2. Cook Your Burgers Cold. Most chefs like to let their proteins come to room temperature before cooking them, but I’ve found that you get the best results using very, very cold patties. The burger just doesn’t come out as juicy otherwise. They also tend to fall apart easily.

3. Use the Proper Tool: The key to a perfect burger is obtaining a perfect crust. That's our kitchen's directive. To achieve that, I ended up inventing the Chef’s Press. It’s a set of ventilated, adjustable stainless steel presses that you lay on top of the patty for cooking speed and consistency. The weight of the press creates a significantly better and more unified cooking surface against the pan. We sear the top and bottom of the patty in a cast iron pan with the presses, then pop the pan into a 500-degree oven to finish cooking it, for precisely 3 minutes for medium-rare. The press also compacts the meat a little bit while it's cooking and that tension ends up making the meat hold in more juices, like a sponge. A typical 8-ounce patty cooked the conventional way will give off about 3 tablespoons of juice. When you use a press, the burger doesn’t bleed out any juices, so you end up with a juicer burger. [Hill also uses the press for cooking other items such as chicken and vegetables, and he's not the only one. You’ll find Hill’s patented Chef Press in the kitchens of Boulevard, Coi, Manresa and Quince].

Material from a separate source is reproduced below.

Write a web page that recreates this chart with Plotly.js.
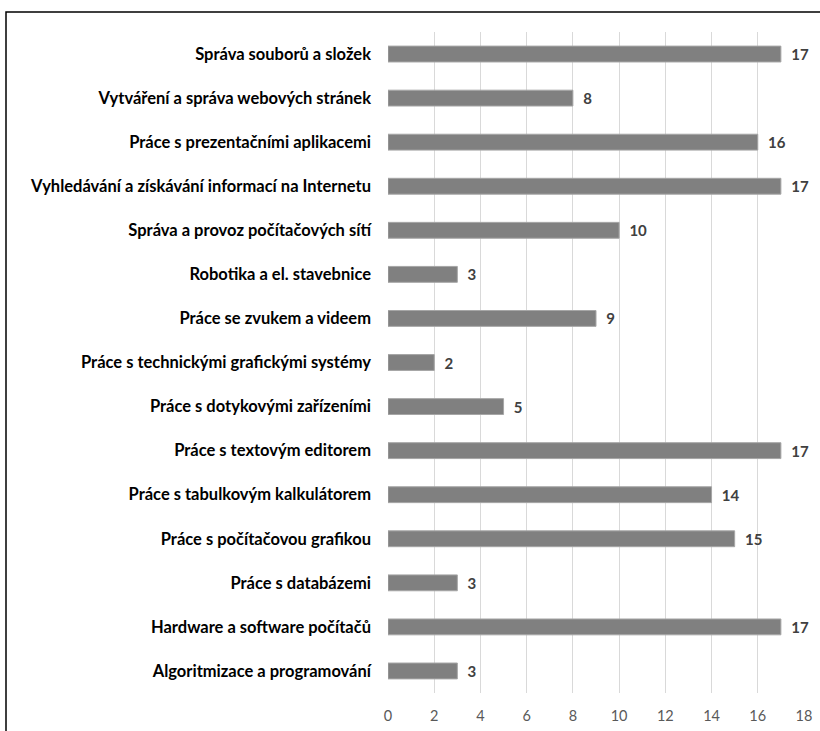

4Pay Attention to Your Ingredients. Like everything else, you have to focus on the flavor of each individual ingredient that you add to your burger. Some people like a dill pickle but personally I like the flavor profile of our housemade sweet-and-sour fridge pickles. We serve the burger on a brioche-poppy seed bun from Panorama Bakery and top it with lettuce, tomato and secret sauce, which is basically a housemade mayo with relish and ketchup. And it comes with our homemade fries, which we spend a lot of time perfecting as well.

Zagat: What  do you think about heavily salting your meat ahead of time? That seems to be a popular technique among many burgermeisters such as Nopa and Zuni.

Bruce Hill: I don't like the consistency you get when you do that. I find the burgers end up a little bit tough. I prefer to just season the patties with a little hit of kosher salt and freshly ground pepper just before we put it in the pan.